# 🔄 Step-by-Step Flow

1. 🔍 **Load & Explore:** Import IMDB dataset
2. 🧹 **Preprocess:** Clean and prepare text
3. 🔢 **Vectorize:** Convert text to TF-IDF features
4. ✂️ **Split:** Train/test split (80/20)
5. 🤖 **Train:** Fit Logistic Regression model
6. 🎯 **Evaluate:** Test performance metrics
7. 🎭 **Predict:** Try with new reviews

We'll use scikit-learn and a small text dataset to simulate IMDB sentiment analysis.

In [None]:
# Install dependencies (uncomment if needed)
# !pip install scikit-learn pandas numpy

In [None]:
from sklearn.feature_extraction.text import TfidfVectorizer
from sklearn.linear_model import LogisticRegression
from sklearn.model_selection import train_test_split
from sklearn.metrics import accuracy_score, precision_score, recall_score, f1_score
import re

class SentimentAnalyzer:
    def __init__(self):
        self.vectorizer = TfidfVectorizer(max_features=5000, stop_words='english')
        self.classifier = LogisticRegression(max_iter=200)
    
    def preprocess_text(self, text):
        text = text.lower()
        text = re.sub(r'[^a-z\s]', '', text)
        return text.strip()

    def train(self, texts, labels):
        clean_texts = [self.preprocess_text(t) for t in texts]
        X = self.vectorizer.fit_transform(clean_texts)
        self.classifier.fit(X, labels)

    def evaluate(self, test_texts, test_labels):
        clean_texts = [self.preprocess_text(t) for t in test_texts]
        X_test = self.vectorizer.transform(clean_texts)
        y_pred = self.classifier.predict(X_test)
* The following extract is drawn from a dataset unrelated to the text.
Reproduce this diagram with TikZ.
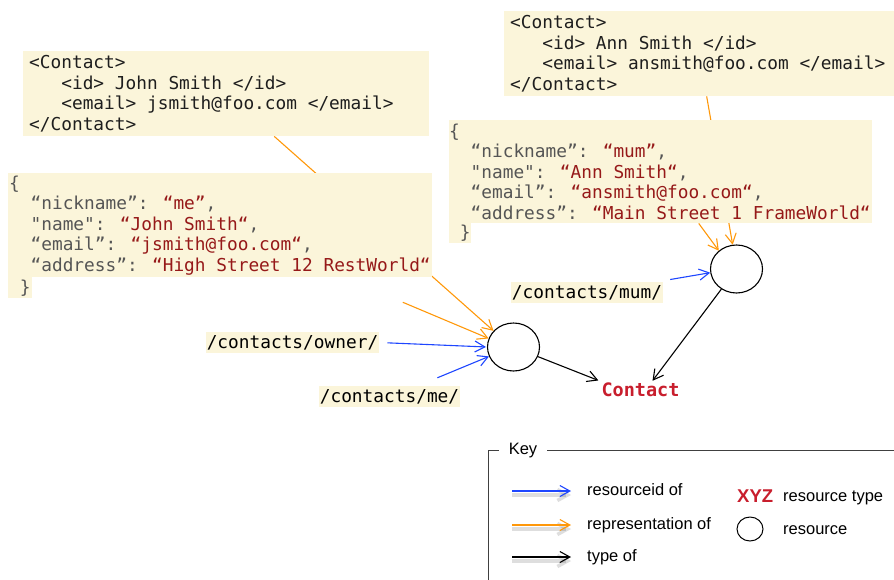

        accuracy = accuracy_score(test_labels, y_pred)
        precision = precision_score(test_labels, y_pred)
        recall = recall_score(test_labels, y_pred)
        f1 = f1_score(test_labels, y_pred)

        print(f"Accuracy:  {accuracy:.2f}")
        print(f"Precision: {precision:.2f}")
        print(f"Recall:    {recall:.2f}")
        print(f"F1-Score:  {f1:.2f}")

    def predict(self, text):
        text = self.preprocess_text(text)
        X = self.vectorizer.transform([text])
        pred = self.classifier.predict(X)[0]
        label = 'Positive' if pred == 1 else 'Negative'
        return label

### 🧪 Let's Try It Out
We'll train with a mini dataset and test predictions.

In [None]:
# Sample IMDB-like dataset
texts = [
    "I loved this movie! It was fantastic.",
    "An excellent film with great performances.",
    "The movie was boring and too long.",
    "I hated this film. Terrible acting!",
    "Good story but weak direction.",
    "Absolutely amazing experience!",
    "Not worth watching again.",
    "It was okay, not bad but not great either."
]
labels = [1, 1, 0, 0, 0, 1, 0, 0]

# Train/test split
train_texts, test_texts, train_labels, test_labels = train_test_split(texts, labels, test_size=0.25, random_state=42)

# Initialize and train model
analyzer = SentimentAnalyzer()
analyzer.train(train_texts, train_labels)

# Evaluate
print("\n📊 Model Evaluation:")
analyzer.evaluate(test_texts, test_labels)

# Predict new examples
print("\n🎭 Try New Reviews:")
print("'This was a masterpiece!' →", analyzer.predict("This was a masterpiece!"))
print("'I regret watching this.' →", analyzer.predict("I regret watching this."))

### 🧠 What We Did
- Used **TF-IDF** to convert text into numerical features.
- Trained a **Logistic Regression** model.
- Evaluated the model using **accuracy**, **precision**, **recall**, and **F1-score**.
- Tested it on **new unseen reviews**.

This simple structure can be expanded using larger datasets, pipelines, and better preprocessing techniques.